## Task to carry out
Return the material exactly, first line through the line containing "const boundaries = d3.range(categories.length", and nothing more. Pictures stay out.

___ Source data ___

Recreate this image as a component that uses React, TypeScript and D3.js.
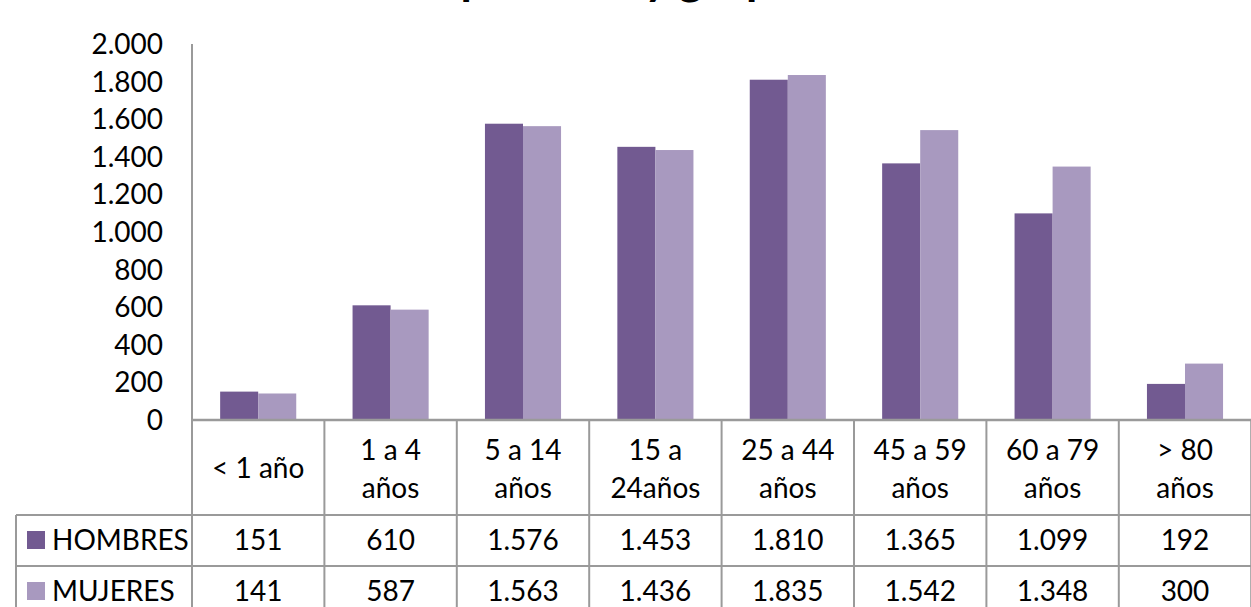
import React from "react";
import * as d3 from "d3";

const title = "Población por sexo y grupo de edad";
const categories = ["< 1 año", "1 a 4 años", "5 a 14 años", "15 a 24años", "25 a 44 años", "45 a 59 años", "60 a 79 años", "> 80 años"];
const categoryLines = [["< 1 año"], ["1 a 4", "años"], ["5 a 14", "años"], ["15 a", "24años"], ["25 a 44", "años"], ["45 a 59", "años"], ["60 a 79", "años"], ["> 80", "años"]];
const seriesNames = ["HOMBRES", "MUJERES"];
const hombres = [151, 610, 1576, 1453, 1810, 1365, 1099, 192];
const mujeres = [141, 587, 1563, 1436, 1835, 1542, 1348, 300];
const yTicks = [0, 200, 400, 600, 800, 1000, 1200, 1400, 1600, 1800, 2000];
const colors = ["#725a91", "#a899bf"];

const W = 1251, H = 607;
const FONT = "Lato, 'Open Sans', sans-serif";

export default function App() {
  const series = [hombres, mujeres];
  const loc = d3.formatLocale({ decimal: ",", thousands: ".", grouping: [3], currency: ["", "€"] });
  const fmt = loc.format(",");
  const y = d3.scaleLinear().domain([0, 2000]).range([420, 44]);
  const x = d3.scaleBand<string>().domain(categories).range([192, 192 + 8 * 132.4]).paddingInner(0).paddingOuter(0);
  const xs = d3.scaleBand<string>().domain(seriesNames).range([0, x.bandwidth()]).paddingInner(0).paddingOuter(0.74);
  const rowY = [540, 591];
  const lineColor = "#9a9a9a";
  const boundaries = d3.range(categories.length + 1).map((i) => 192 + i * x.step());

  return (
    <svg width={W} height={H} style={{ position: "absolute", left: 0, top: 0, background: "#fff" }} fontFamily={FONT}>
      <text x={610} y={-6} textAnchor="middle" fontSize={46} fontWeight="bold" fill="#000">{title}</text>
      {/* bars */}
      {categories.map((c, i) => (
        <g key={c}>
          {series.map((s, j) => (
            <rect key={j} x={(x(c) as number) + (xs(seriesNames[j]) as number)} y={y(s[i])} width={xs.bandwidth()} height={y(0) - y(s[i])} fill={colors[j]} />
          ))}
        </g>
      ))}
      {/* y axis */}
      <line x1={192} x2={192} y1={y(2000)} y2={y(0)} stroke={lineColor} strokeWidth={2} />
      {yTicks.map((t) => (
        <text key={t} x={163} y={y(t)} dy="0.36em" textAnchor="end" fontSize={28} fill="#000">{fmt(t)}</text>
      ))}
      {/* table */}
      <line x1={191} x2={W} y1={y(0)} y2={y(0)} stroke={lineColor} strokeWidth={2.5} />
      {boundaries.map((b, i) => (
        <line key={i} x1={b} x2={b} y1={y(0)} y2={H} stroke={lineColor} strokeWidth={2} />
      ))}
      <line x1={16} x2={W} y1={515} y2={515} stroke={lineColor} strokeWidth={2} />
      <line x1={16} x2={W} y1={566} y2={566} stroke={lineColor} strokeWidth={2} />
      <line x1={16} x2={16} y1={515} y2={H} stroke={lineColor} strokeWidth={2} />
      {categories.map((c, i) => {
        const cx = (x(c) as number) + x.bandwidth() / 2;
        const lines = categoryLines[i];
        const ys = lines.length === 1 ? [468] : [450, 488];
        return lines.map((l, k) => (
          <text key={c + k} x={cx} y={ys[k]} dy="0.36em" textAnchor="middle" fontSize={28} fill="#000">{l}</text>
        ));
      })}
      {seriesNames.map((n, j) => (
        <g key={n}>
          <rect x={27} y={rowY[j] - 9} width={18} height={18} fill={colors[j]} />
          <text x={52} y={rowY[j]} dy="0.36em" fontSize={28} fill="#000">{n}</text>
          {categories.map((c, i) => (
            <text key={c} x={(x(c) as number) + x.bandwidth() / 2} y={rowY[j]} dy="0.36em" textAnchor="middle" fontSize={28} fill="#000">{fmt(series[j][i])}</text>
          ))}
        </g>
      ))}
    </svg>
  );
}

___

## Task solution
Recreate this image as a component that uses React, TypeScript and D3.js.
import React from "react";
import * as d3 from "d3";

const title = "Población por sexo y grupo de edad";
const categories = ["< 1 año", "1 a 4 años", "5 a 14 años", "15 a 24años", "25 a 44 años", "45 a 59 años", "60 a 79 años", "> 80 años"];
const categoryLines = [["< 1 año"], ["1 a 4", "años"], ["5 a 14", "años"], ["15 a", "24años"], ["25 a 44", "años"], ["45 a 59", "años"], ["60 a 79", "años"], ["> 80", "años"]];
const seriesNames = ["HOMBRES", "MUJERES"];
const hombres = [151, 610, 1576, 1453, 1810, 1365, 1099, 192];
const mujeres = [141, 587, 1563, 1436, 1835, 1542, 1348, 300];
const yTicks = [0, 200, 400, 600, 800, 1000, 1200, 1400, 1600, 1800, 2000];
const colors = ["#725a91", "#a899bf"];

const W = 1251, H = 607;
const FONT = "Lato, 'Open Sans', sans-serif";

export default function App() {
  const series = [hombres, mujeres];
  const loc = d3.formatLocale({ decimal: ",", thousands: ".", grouping: [3], currency: ["", "€"] });
  const fmt = loc.format(",");
  const y = d3.scaleLinear().domain([0, 2000]).range([420, 44]);
  const x = d3.scaleBand<string>().domain(categories).range([192, 192 + 8 * 132.4]).paddingInner(0).paddingOuter(0);
  const xs = d3.scaleBand<string>().domain(seriesNames).range([0, x.bandwidth()]).paddingInner(0).paddingOuter(0.74);
  const rowY = [540, 591];
  const lineColor = "#9a9a9a";
  const boundaries = d3.range(categories.length + 1).map((i) => 192 + i * x.step());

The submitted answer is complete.